Task brief: Your task is to locate every line holding the string "image" and to copy each of them.

Source material:
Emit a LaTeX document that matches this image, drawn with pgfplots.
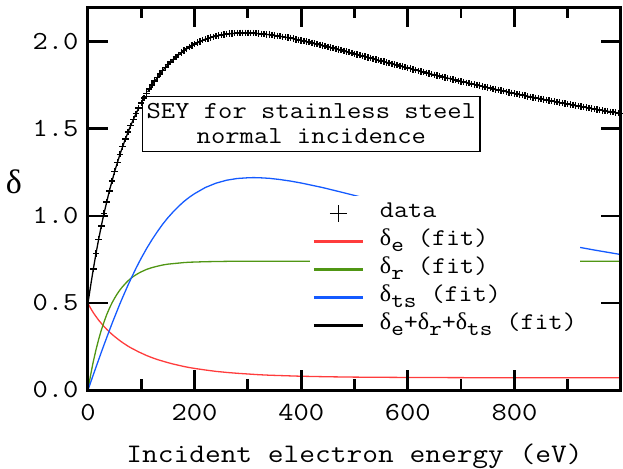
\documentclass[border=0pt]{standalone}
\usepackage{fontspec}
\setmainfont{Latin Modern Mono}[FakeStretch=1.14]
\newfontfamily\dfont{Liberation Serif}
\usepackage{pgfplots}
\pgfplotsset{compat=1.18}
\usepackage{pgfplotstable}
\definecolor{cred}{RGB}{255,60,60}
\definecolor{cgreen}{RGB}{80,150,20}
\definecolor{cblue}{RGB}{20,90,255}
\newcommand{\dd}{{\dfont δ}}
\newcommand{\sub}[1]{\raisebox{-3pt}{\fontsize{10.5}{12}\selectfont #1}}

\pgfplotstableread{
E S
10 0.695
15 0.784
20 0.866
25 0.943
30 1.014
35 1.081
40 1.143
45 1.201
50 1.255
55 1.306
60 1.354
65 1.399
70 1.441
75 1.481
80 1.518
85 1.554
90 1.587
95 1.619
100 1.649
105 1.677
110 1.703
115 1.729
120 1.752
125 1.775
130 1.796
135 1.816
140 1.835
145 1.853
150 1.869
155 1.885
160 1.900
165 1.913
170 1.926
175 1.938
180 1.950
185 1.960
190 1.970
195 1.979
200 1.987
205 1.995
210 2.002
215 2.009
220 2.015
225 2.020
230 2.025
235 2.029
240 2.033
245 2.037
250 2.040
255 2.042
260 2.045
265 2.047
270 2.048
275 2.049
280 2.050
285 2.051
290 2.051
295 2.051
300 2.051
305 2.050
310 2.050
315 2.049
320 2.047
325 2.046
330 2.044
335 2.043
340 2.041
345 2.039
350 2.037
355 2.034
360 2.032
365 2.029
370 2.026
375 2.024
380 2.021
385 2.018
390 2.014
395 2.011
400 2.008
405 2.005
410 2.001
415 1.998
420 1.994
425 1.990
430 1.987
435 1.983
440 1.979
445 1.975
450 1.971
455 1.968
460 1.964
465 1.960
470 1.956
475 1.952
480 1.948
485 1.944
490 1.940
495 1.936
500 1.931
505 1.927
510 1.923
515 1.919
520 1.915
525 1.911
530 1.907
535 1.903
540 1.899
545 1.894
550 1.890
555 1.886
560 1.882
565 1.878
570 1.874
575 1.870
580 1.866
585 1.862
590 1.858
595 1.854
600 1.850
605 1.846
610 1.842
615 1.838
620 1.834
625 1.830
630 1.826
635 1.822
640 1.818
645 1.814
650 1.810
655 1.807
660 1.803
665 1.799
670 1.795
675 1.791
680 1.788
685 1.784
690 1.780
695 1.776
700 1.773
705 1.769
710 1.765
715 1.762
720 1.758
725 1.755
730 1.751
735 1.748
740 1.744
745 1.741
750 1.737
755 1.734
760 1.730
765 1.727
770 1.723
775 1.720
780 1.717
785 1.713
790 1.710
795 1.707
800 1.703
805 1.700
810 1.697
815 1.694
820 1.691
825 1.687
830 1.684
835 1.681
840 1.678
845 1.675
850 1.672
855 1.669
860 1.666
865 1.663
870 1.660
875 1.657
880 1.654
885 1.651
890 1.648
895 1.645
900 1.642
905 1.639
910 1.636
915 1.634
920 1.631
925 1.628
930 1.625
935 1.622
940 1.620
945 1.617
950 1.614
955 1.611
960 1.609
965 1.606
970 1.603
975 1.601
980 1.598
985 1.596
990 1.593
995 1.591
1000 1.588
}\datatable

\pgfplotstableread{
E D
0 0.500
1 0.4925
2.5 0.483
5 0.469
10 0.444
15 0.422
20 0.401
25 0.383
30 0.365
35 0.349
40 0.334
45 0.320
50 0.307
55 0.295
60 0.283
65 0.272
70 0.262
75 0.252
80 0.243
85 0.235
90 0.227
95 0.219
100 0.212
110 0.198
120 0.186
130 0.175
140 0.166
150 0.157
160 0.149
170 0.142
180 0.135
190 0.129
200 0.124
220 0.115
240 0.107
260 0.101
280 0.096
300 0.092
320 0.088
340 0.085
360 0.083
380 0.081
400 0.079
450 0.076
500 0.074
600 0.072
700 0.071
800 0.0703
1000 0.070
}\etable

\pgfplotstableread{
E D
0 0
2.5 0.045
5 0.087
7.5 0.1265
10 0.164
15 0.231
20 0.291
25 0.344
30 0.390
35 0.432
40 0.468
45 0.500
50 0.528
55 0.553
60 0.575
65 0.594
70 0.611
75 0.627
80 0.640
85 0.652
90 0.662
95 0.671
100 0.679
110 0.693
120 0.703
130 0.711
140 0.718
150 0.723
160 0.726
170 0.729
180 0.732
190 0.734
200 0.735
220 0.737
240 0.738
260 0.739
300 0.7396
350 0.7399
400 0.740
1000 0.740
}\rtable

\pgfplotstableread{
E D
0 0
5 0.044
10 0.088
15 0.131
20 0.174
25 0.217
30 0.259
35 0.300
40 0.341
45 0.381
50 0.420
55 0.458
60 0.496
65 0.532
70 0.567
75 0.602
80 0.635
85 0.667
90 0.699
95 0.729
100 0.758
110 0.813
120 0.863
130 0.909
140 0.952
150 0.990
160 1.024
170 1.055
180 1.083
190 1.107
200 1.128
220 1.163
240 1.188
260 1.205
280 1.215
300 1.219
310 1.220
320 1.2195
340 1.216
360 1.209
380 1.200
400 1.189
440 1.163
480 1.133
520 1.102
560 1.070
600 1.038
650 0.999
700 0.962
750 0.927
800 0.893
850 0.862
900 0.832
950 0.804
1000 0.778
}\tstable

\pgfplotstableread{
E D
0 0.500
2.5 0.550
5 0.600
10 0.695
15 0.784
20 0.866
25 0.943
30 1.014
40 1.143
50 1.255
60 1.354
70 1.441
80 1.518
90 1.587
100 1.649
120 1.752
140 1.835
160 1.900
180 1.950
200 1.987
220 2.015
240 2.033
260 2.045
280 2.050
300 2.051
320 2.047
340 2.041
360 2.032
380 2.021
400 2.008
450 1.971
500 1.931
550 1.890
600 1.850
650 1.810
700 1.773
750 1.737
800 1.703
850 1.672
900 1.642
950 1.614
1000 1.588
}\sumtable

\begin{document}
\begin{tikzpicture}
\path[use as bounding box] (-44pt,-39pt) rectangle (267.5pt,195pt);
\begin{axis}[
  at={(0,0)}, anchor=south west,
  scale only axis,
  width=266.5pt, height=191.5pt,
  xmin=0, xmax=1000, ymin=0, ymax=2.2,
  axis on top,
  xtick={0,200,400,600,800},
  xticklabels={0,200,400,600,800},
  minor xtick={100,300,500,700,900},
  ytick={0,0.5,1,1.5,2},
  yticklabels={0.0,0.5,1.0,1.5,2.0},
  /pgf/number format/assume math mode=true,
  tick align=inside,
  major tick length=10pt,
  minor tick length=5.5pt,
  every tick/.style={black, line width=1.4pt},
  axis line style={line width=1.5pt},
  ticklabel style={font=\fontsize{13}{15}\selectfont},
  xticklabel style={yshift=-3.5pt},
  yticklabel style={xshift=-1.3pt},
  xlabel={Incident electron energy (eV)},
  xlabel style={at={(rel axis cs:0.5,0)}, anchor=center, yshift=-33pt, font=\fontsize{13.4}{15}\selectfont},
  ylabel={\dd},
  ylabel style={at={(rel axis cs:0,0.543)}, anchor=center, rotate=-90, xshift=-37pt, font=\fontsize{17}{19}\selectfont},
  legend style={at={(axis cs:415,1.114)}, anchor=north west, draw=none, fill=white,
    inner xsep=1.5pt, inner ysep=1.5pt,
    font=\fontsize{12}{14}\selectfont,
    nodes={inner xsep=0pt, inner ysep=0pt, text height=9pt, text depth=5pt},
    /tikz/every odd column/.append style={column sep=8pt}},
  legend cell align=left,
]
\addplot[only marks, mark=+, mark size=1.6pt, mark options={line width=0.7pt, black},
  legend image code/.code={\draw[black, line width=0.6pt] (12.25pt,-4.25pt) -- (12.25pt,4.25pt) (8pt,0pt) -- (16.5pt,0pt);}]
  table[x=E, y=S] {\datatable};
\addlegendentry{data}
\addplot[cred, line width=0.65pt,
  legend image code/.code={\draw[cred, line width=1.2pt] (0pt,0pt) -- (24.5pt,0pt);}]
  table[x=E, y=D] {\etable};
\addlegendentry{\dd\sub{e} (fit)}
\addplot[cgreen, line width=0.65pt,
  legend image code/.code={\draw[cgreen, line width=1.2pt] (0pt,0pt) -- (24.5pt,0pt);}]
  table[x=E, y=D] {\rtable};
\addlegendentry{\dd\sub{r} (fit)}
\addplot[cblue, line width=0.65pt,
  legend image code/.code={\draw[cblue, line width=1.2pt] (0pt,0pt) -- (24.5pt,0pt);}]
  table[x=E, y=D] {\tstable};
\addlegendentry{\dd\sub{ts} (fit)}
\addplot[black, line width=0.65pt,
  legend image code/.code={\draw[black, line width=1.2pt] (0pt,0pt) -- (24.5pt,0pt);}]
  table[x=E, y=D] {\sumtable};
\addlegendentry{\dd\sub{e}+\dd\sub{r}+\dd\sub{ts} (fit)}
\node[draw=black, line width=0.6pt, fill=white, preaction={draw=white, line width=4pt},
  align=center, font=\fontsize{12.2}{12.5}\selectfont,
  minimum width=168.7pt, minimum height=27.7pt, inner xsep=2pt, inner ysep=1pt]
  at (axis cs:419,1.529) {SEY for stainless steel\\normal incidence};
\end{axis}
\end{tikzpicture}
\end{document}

Problem solution:
Emit a LaTeX document that matches this image, drawn with pgfplots.
  legend image code/.code={\draw[black, line width=0.6pt] (12.25pt,-4.25pt) -- (12.25pt,4.25pt) (8pt,0pt) -- (16.5pt,0pt);}]
  legend image code/.code={\draw[cred, line width=1.2pt] (0pt,0pt) -- (24.5pt,0pt);}]
  legend image code/.code={\draw[cgreen, line width=1.2pt] (0pt,0pt) -- (24.5pt,0pt);}]
  legend image code/.code={\draw[cblue, line width=1.2pt] (0pt,0pt) -- (24.5pt,0pt);}]
  legend image code/.code={\draw[black, line width=1.2pt] (0pt,0pt) -- (24.5pt,0pt);}]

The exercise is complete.